→ Problem requirements
Reproduce the listing below character for character; drop every image.

→ Available data
▬▬▬

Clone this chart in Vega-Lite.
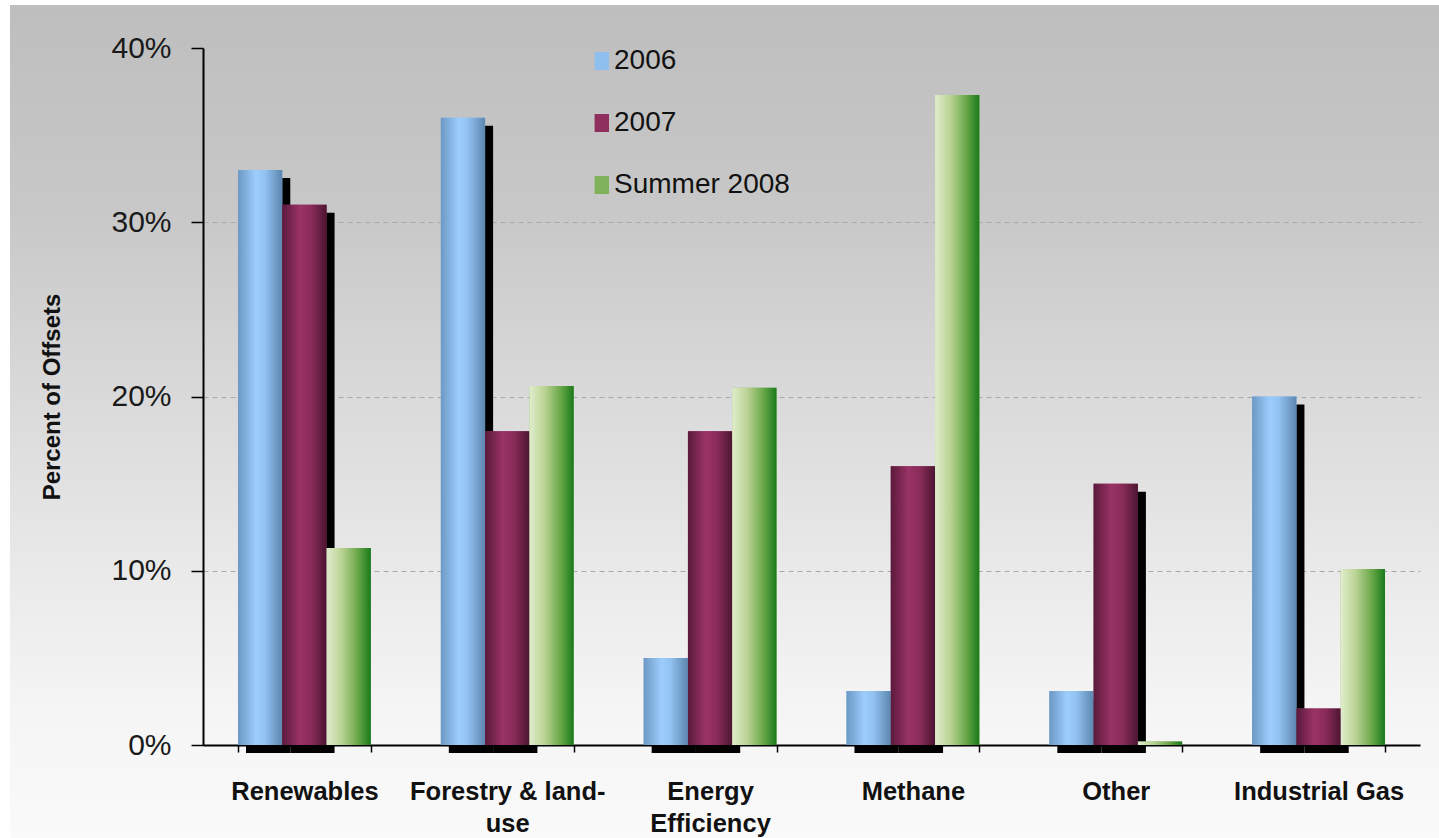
{
  "$schema": "https://vega.github.io/schema/vega-lite/v6.json",
  "autosize": {"type": "none"},
  "width": 1429,
  "height": 833,
  "padding": {"left": 10, "top": 5, "right": 0, "bottom": 0},
  "background": "#ffffff",
  "config": {
    "view": {
      "stroke": null,
      "fill": {
        "gradient": "linear",
        "x1": 0, "y1": 0, "x2": 0, "y2": 1,
        "stops": [
          {"offset": 0, "color": "#bebebe"},
          {"offset": 0.25, "color": "#c8c8c8"},
          {"offset": 0.45, "color": "#d8d8d8"},
          {"offset": 0.7, "color": "#ebebeb"},
          {"offset": 0.85, "color": "#f5f5f5"},
          {"offset": 1, "color": "#fafafa"}
        ]
      }
    },
    "font": "Liberation Sans"
  },
  "data": {
    "values": [
      {"category": "Renewables", "series": "2006", "value": 0.33},
      {"category": "Renewables", "series": "2007", "value": 0.31},
      {"category": "Renewables", "series": "Summer 2008", "value": 0.113},
      {"category": "Forestry & land-use", "series": "2006", "value": 0.36},
      {"category": "Forestry & land-use", "series": "2007", "value": 0.18},
      {"category": "Forestry & land-use", "series": "Summer 2008", "value": 0.206},
      {"category": "Energy Efficiency", "series": "2006", "value": 0.05},
      {"category": "Energy Efficiency", "series": "2007", "value": 0.18},
      {"category": "Energy Efficiency", "series": "Summer 2008", "value": 0.205},
      {"category": "Methane", "series": "2006", "value": 0.031},
      {"category": "Methane", "series": "2007", "value": 0.16},
      {"category": "Methane", "series": "Summer 2008", "value": 0.373},
      {"category": "Other", "series": "2006", "value": 0.031},
      {"category": "Other", "series": "2007", "value": 0.15},
      {"category": "Other", "series": "Summer 2008", "value": 0.002},
      {"category": "Industrial Gas", "series": "2006", "value": 0.2},
      {"category": "Industrial Gas", "series": "2007", "value": 0.021},
      {"category": "Industrial Gas", "series": "Summer 2008", "value": 0.101}
    ]
  },
  "resolve": {"scale": {"xOffset": "independent"}},
  "encoding": {
    "x": {
      "field": "category",
      "type": "nominal",
      "sort": null,
      "scale": {"type": "band", "range": [193, 1410], "paddingInner": 0.345, "paddingOuter": 0.1725},
      "axis": {
        "orient": "bottom",
        "offset": -93,
        "title": null,
        "labelAngle": 0,
        "labelFont": "Liberation Sans",
        "labelFontSize": 25.5,
        "labelFontWeight": "bold",
        "labelColor": "#111111",
        "labelPadding": 27,
        "labelLineHeight": 32,
        "labelLimit": 0,
        "labelExpr": "datum.value == 'Forestry & land-use' ? ['Forestry & land-', 'use'] : datum.value == 'Energy Efficiency' ? ['Energy', 'Efficiency'] : datum.value",
        "domainColor": "#000000",
        "domainWidth": 2,
        "tickColor": "#000000",
        "tickWidth": 1.5,
        "tickSize": 7,
        "tickBand": "extent",
        "grid": false
      }
    },
    "xOffset": {
      "field": "series",
      "type": "nominal",
      "scale": {"domain": ["2006", "2007", "Summer 2008"], "paddingInner": 0, "paddingOuter": 0}
    },
    "y": {
      "field": "value",
      "type": "quantitative",
      "scale": {"domain": [0, 0.4], "range": [740, 43], "nice": false},
      "axis": {
        "offset": -193,
        "values": [0, 0.1, 0.2, 0.3, 0.4],
        "format": ".0%",
        "title": "Percent of Offsets",
        "titleFont": "Liberation Sans",
        "titleFontSize": 24,
        "titleFontWeight": "bold",
        "titleColor": "#111111",
        "titlePadding": 46,
        "labelFont": "Liberation Sans",
        "labelFontSize": 30,
        "labelColor": "#1a1a1a",
        "labelPadding": 20,
        "domainColor": "#000000",
        "domainWidth": 2,
        "tickColor": "#000000",
        "tickWidth": 1.5,
        "tickSize": 12,
        "grid": true,
        "gridColor": "#a9a9a9",
        "gridDash": [5, 4],
        "gridWidth": 1,
        "gridOpacity": {"condition": {"test": "datum.value == 0 || datum.value >= 0.4", "value": 0}, "value": 1}
      }
    }
  },
  "layer": [
    {
      "transform": [{"filter": "datum.series != 'Summer 2008'"}],
      "mark": {"type": "bar", "color": "#000000", "yOffset": 8, "y2Offset": 3},
      "encoding": {
        "xOffset": {
          "field": "series",
          "type": "nominal",
          "scale": {"domain": ["2006", "2007", "Summer 2008"], "range": [8, 140.856], "paddingInner": 0, "paddingOuter": 0}
        }
      }
    },
    {
      "mark": {"type": "bar"},
      "encoding": {
        "color": {
          "field": "series",
          "type": "nominal",
          "scale": {
            "domain": ["2006", "2007", "Summer 2008"],
            "range": ["#8fbfef", "#8e2f5e", "#7fb25a"]
          },
          "legend": {
            "orient": "none",
            "legendX": 576,
            "legendY": 42,
            "title": null,
            "direction": "vertical",
            "symbolType": "M-0.6,-1H1V1H-0.6Z",
            "symbolSize": 324,
            "symbolStrokeWidth": 0,
            "labelFont": "Liberation Sans",
            "labelFontSize": 28,
            "labelColor": "#111111",
            "labelOffset": 0,
            "labelLimit": 0,
            "rowPadding": 34
          }
        }
      }
    },
    {
      "transform": [{"filter": "datum.series == '2006'"}],
      "mark": {"type": "bar", "color": {"gradient": "linear", "x1": 0, "y1": 0, "x2": 1, "y2": 0, "stops": [
        {"offset": 0, "color": "#6c98c4"},
        {"offset": 0.4, "color": "#9dcdfd"},
        {"offset": 0.6, "color": "#93c3f3"},
        {"offset": 1, "color": "#5d86ae"}
      ]}},
      "encoding": {}
    },
    {
      "transform": [{"filter": "datum.series == '2007'"}],
      "mark": {"type": "bar", "color": {"gradient": "linear", "x1": 0, "y1": 0, "x2": 1, "y2": 0, "stops": [
        {"offset": 0, "color": "#5a1a3b"},
        {"offset": 0.4, "color": "#9a3366"},
        {"offset": 0.65, "color": "#8a2c5a"},
        {"offset": 1, "color": "#4c1530"}
      ]}},
      "encoding": {}
    },
    {
      "transform": [{"filter": "datum.series == 'Summer 2008'"}],
      "mark": {"type": "bar", "color": {"gradient": "linear", "x1": 0, "y1": 0, "x2": 1, "y2": 0, "stops": [
        {"offset": 0, "color": "#e0edcd"},
        {"offset": 0.35, "color": "#b9d292"},
        {"offset": 0.7, "color": "#6aa84a"},
        {"offset": 1, "color": "#1a7a1a"}
      ]}},
      "encoding": {}
    }
  ]
}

▬▬▬

→ Result of the exercise
Clone this chart in Vega-Lite.
{
  "$schema": "https://vega.github.io/schema/vega-lite/v6.json",
  "autosize": {"type": "none"},
  "width": 1429,
  "height": 833,
  "padding": {"left": 10, "top": 5, "right": 0, "bottom": 0},
  "background": "#ffffff",
  "config": {
    "view": {
      "stroke": null,
      "fill": {
        "gradient": "linear",
        "x1": 0, "y1": 0, "x2": 0, "y2": 1,
        "stops": [
          {"offset": 0, "color": "#bebebe"},
          {"offset": 0.25, "color": "#c8c8c8"},
          {"offset": 0.45, "color": "#d8d8d8"},
          {"offset": 0.7, "color": "#ebebeb"},
          {"offset": 0.85, "color": "#f5f5f5"},
          {"offset": 1, "color": "#fafafa"}
        ]
      }
    },
    "font": "Liberation Sans"
  },
  "data": {
    "values": [
      {"category": "Renewables", "series": "2006", "value": 0.33},
      {"category": "Renewables", "series": "2007", "value": 0.31},
      {"category": "Renewables", "series": "Summer 2008", "value": 0.113},
      {"category": "Forestry & land-use", "series": "2006", "value": 0.36},
      {"category": "Forestry & land-use", "series": "2007", "value": 0.18},
      {"category": "Forestry & land-use", "series": "Summer 2008", "value": 0.206},
      {"category": "Energy Efficiency", "series": "2006", "value": 0.05},
      {"category": "Energy Efficiency", "series": "2007", "value": 0.18},
      {"category": "Energy Efficiency", "series": "Summer 2008", "value": 0.205},
      {"category": "Methane", "series": "2006", "value": 0.031},
      {"category": "Methane", "series": "2007", "value": 0.16},
      {"category": "Methane", "series": "Summer 2008", "value": 0.373},
      {"category": "Other", "series": "2006", "value": 0.031},
      {"category": "Other", "series": "2007", "value": 0.15},
      {"category": "Other", "series": "Summer 2008", "value": 0.002},
      {"category": "Industrial Gas", "series": "2006", "value": 0.2},
      {"category": "Industrial Gas", "series": "2007", "value": 0.021},
      {"category": "Industrial Gas", "series": "Summer 2008", "value": 0.101}
    ]
  },
  "resolve": {"scale": {"xOffset": "independent"}},
  "encoding": {
    "x": {
      "field": "category",
      "type": "nominal",
      "sort": null,
      "scale": {"type": "band", "range": [193, 1410], "paddingInner": 0.345, "paddingOuter": 0.1725},
      "axis": {
        "orient": "bottom",
        "offset": -93,
        "title": null,
        "labelAngle": 0,
        "labelFont": "Liberation Sans",
        "labelFontSize": 25.5,
        "labelFontWeight": "bold",
        "labelColor": "#111111",
        "labelPadding": 27,
        "labelLineHeight": 32,
        "labelLimit": 0,
        "labelExpr": "datum.value == 'Forestry & land-use' ? ['Forestry & land-', 'use'] : datum.value == 'Energy Efficiency' ? ['Energy', 'Efficiency'] : datum.value",
        "domainColor": "#000000",
        "domainWidth": 2,
        "tickColor": "#000000",
        "tickWidth": 1.5,
        "tickSize": 7,
        "tickBand": "extent",
        "grid": false
      }
    },
    "xOffset": {
      "field": "series",
      "type": "nominal",
      "scale": {"domain": ["2006", "2007", "Summer 2008"], "paddingInner": 0, "paddingOuter": 0}
    },
    "y": {
      "field": "value",
      "type": "quantitative",
      "scale": {"domain": [0, 0.4], "range": [740, 43], "nice": false},
      "axis": {
        "offset": -193,
        "values": [0, 0.1, 0.2, 0.3, 0.4],
        "format": ".0%",
        "title": "Percent of Offsets",
        "titleFont": "Liberation Sans",
        "titleFontSize": 24,
        "titleFontWeight": "bold",
        "titleColor": "#111111",
        "titlePadding": 46,
        "labelFont": "Liberation Sans",
        "labelFontSize": 30,
        "labelColor": "#1a1a1a",
        "labelPadding": 20,
        "domainColor": "#000000",
        "domainWidth": 2,
        "tickColor": "#000000",
        "tickWidth": 1.5,
        "tickSize": 12,
        "grid": true,
        "gridColor": "#a9a9a9",
        "gridDash": [5, 4],
        "gridWidth": 1,
        "gridOpacity": {"condition": {"test": "datum.value == 0 || datum.value >= 0.4", "value": 0}, "value": 1}
      }
    }
  },
  "layer": [
    {
      "transform": [{"filter": "datum.series != 'Summer 2008'"}],
      "mark": {"type": "bar", "color": "#000000", "yOffset": 8, "y2Offset": 3},
      "encoding": {
        "xOffset": {
          "field": "series",
          "type": "nominal",
          "scale": {"domain": ["2006", "2007", "Summer 2008"], "range": [8, 140.856], "paddingInner": 0, "paddingOuter": 0}
        }
      }
    },
    {
      "mark": {"type": "bar"},
      "encoding": {
        "color": {
          "field": "series",
          "type": "nominal",
          "scale": {
            "domain": ["2006", "2007", "Summer 2008"],
            "range": ["#8fbfef", "#8e2f5e", "#7fb25a"]
          },
          "legend": {
            "orient": "none",
            "legendX": 576,
            "legendY": 42,
            "title": null,
            "direction": "vertical",
            "symbolType": "M-0.6,-1H1V1H-0.6Z",
            "symbolSize": 324,
            "symbolStrokeWidth": 0,
            "labelFont": "Liberation Sans",
            "labelFontSize": 28,
            "labelColor": "#111111",
            "labelOffset": 0,
            "labelLimit": 0,
            "rowPadding": 34
          }
        }
      }
    },
    {
      "transform": [{"filter": "datum.series == '2006'"}],
      "mark": {"type": "bar", "color": {"gradient": "linear", "x1": 0, "y1": 0, "x2": 1, "y2": 0, "stops": [
        {"offset": 0, "color": "#6c98c4"},
        {"offset": 0.4, "color": "#9dcdfd"},
        {"offset": 0.6, "color": "#93c3f3"},
        {"offset": 1, "color": "#5d86ae"}
      ]}},
      "encoding": {}
    },
    {
      "transform": [{"filter": "datum.series == '2007'"}],
      "mark": {"type": "bar", "color": {"gradient": "linear", "x1": 0, "y1": 0, "x2": 1, "y2": 0, "stops": [
        {"offset": 0, "color": "#5a1a3b"},
        {"offset": 0.4, "color": "#9a3366"},
        {"offset": 0.65, "color": "#8a2c5a"},
        {"offset": 1, "color": "#4c1530"}
      ]}},
      "encoding": {}
    },
    {
      "transform": [{"filter": "datum.series == 'Summer 2008'"}],
      "mark": {"type": "bar", "color": {"gradient": "linear", "x1": 0, "y1": 0, "x2": 1, "y2": 0, "stops": [
        {"offset": 0, "color": "#e0edcd"},
        {"offset": 0.35, "color": "#b9d292"},
        {"offset": 0.7, "color": "#6aa84a"},
        {"offset": 1, "color": "#1a7a1a"}
      ]}},
      "encoding": {}
    }
  ]
}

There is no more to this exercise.